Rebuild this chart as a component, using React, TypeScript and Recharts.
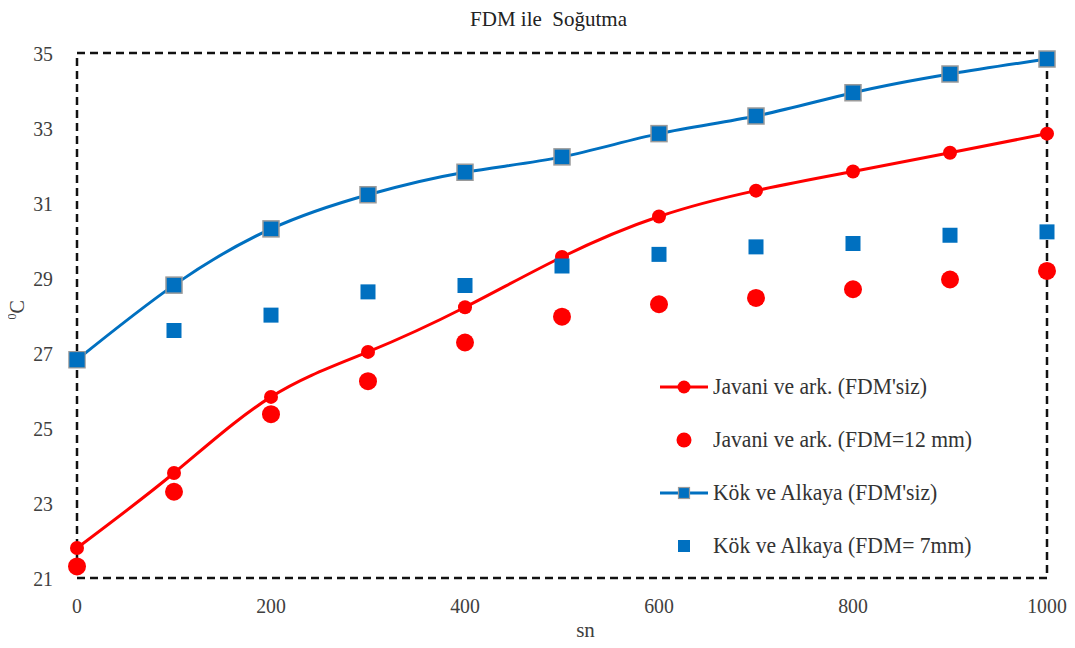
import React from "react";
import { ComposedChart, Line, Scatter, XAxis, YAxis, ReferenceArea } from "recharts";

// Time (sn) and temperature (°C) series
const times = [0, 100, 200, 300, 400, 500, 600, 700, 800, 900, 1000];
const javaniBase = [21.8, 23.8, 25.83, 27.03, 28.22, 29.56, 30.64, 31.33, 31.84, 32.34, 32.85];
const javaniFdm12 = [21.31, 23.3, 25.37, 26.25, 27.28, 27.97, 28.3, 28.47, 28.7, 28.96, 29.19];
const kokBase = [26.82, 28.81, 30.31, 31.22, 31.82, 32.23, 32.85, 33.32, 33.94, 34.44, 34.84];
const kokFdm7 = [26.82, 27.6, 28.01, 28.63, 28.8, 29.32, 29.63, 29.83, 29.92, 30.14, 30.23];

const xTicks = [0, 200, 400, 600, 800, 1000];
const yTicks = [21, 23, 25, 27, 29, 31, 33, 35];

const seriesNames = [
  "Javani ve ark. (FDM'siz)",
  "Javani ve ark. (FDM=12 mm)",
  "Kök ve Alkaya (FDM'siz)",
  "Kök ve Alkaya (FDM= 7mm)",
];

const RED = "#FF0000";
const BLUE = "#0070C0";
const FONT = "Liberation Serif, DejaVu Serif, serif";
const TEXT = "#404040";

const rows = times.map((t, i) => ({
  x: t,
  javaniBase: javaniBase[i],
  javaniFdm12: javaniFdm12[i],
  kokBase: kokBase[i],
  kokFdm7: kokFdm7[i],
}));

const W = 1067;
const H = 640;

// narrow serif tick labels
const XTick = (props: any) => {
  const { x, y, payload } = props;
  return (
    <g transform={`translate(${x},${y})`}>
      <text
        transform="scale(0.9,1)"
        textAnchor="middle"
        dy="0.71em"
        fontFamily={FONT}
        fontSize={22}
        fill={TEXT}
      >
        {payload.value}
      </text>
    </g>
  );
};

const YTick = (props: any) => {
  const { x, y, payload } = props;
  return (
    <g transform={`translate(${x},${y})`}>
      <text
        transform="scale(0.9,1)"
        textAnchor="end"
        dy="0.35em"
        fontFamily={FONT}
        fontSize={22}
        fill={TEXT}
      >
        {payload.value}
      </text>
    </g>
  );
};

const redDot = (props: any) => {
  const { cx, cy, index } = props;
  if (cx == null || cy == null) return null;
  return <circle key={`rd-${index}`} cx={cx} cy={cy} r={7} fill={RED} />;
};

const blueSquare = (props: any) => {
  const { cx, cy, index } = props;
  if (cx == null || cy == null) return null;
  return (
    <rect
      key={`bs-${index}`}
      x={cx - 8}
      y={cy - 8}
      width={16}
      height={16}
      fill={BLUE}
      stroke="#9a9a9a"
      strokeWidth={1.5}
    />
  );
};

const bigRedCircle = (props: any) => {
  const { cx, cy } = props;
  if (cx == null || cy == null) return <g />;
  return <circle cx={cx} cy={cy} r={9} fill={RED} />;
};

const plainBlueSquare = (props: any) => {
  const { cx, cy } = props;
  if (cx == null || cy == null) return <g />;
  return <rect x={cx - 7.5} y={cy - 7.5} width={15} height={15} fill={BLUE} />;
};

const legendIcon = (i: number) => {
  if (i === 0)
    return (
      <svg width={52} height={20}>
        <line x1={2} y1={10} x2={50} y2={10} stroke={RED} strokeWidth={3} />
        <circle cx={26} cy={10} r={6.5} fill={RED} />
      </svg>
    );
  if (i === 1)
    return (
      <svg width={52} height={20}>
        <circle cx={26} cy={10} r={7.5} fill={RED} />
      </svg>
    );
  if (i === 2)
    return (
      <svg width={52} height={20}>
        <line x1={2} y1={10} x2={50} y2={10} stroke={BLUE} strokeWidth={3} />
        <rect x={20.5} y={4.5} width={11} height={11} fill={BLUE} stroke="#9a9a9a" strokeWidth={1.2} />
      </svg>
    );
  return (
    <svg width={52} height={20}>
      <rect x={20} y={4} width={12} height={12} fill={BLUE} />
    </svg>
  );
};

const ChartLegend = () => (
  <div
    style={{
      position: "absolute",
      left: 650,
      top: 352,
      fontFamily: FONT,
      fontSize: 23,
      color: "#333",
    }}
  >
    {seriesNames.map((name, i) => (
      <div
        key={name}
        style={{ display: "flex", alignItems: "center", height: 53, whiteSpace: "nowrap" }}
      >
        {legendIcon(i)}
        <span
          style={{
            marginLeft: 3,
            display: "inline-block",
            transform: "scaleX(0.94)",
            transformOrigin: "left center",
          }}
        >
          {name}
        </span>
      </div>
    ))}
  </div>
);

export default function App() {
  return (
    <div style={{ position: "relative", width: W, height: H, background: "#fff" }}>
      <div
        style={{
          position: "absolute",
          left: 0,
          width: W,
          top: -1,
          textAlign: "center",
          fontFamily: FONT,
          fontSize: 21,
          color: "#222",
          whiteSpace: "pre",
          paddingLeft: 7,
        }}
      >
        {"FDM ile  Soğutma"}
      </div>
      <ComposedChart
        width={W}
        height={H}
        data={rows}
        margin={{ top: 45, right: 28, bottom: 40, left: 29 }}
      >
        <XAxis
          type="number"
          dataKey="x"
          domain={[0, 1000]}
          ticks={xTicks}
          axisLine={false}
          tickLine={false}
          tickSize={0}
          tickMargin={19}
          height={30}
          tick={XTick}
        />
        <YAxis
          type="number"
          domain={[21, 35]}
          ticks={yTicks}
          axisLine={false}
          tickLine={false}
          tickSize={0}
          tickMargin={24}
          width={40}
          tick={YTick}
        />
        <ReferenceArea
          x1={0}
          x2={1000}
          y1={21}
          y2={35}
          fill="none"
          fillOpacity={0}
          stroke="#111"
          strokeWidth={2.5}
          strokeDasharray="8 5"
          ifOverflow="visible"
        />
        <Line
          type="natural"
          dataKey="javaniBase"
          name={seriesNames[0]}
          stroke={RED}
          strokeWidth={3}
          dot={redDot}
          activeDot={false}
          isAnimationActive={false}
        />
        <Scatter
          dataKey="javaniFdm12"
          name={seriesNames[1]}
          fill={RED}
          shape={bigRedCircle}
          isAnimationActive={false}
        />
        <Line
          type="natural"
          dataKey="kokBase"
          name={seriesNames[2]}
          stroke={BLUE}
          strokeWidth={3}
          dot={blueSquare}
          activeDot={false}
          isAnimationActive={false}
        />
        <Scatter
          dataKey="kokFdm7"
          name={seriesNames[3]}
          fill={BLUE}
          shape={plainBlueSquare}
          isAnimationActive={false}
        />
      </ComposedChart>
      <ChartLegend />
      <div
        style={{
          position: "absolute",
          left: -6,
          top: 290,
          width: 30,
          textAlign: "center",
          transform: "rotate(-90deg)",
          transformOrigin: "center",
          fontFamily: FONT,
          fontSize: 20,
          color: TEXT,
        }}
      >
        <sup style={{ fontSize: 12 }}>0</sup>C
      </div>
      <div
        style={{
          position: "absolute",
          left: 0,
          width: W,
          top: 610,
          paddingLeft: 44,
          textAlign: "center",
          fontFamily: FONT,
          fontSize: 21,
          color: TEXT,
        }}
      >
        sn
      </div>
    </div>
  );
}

• _Problem requirements_:
Pictures excluded, repeat exactly the lines from the top of the material through the line with "29.92, 30.14, 30.23];", including both of those lines.

• _Result_:
Rebuild this chart as a component, using React, TypeScript and Recharts.
import React from "react";
import { ComposedChart, Line, Scatter, XAxis, YAxis, ReferenceArea } from "recharts";

// Time (sn) and temperature (°C) series
const times = [0, 100, 200, 300, 400, 500, 600, 700, 800, 900, 1000];
const javaniBase = [21.8, 23.8, 25.83, 27.03, 28.22, 29.56, 30.64, 31.33, 31.84, 32.34, 32.85];
const javaniFdm12 = [21.31, 23.3, 25.37, 26.25, 27.28, 27.97, 28.3, 28.47, 28.7, 28.96, 29.19];
const kokBase = [26.82, 28.81, 30.31, 31.22, 31.82, 32.23, 32.85, 33.32, 33.94, 34.44, 34.84];
const kokFdm7 = [26.82, 27.6, 28.01, 28.63, 28.8, 29.32, 29.63, 29.83, 29.92, 30.14, 30.23];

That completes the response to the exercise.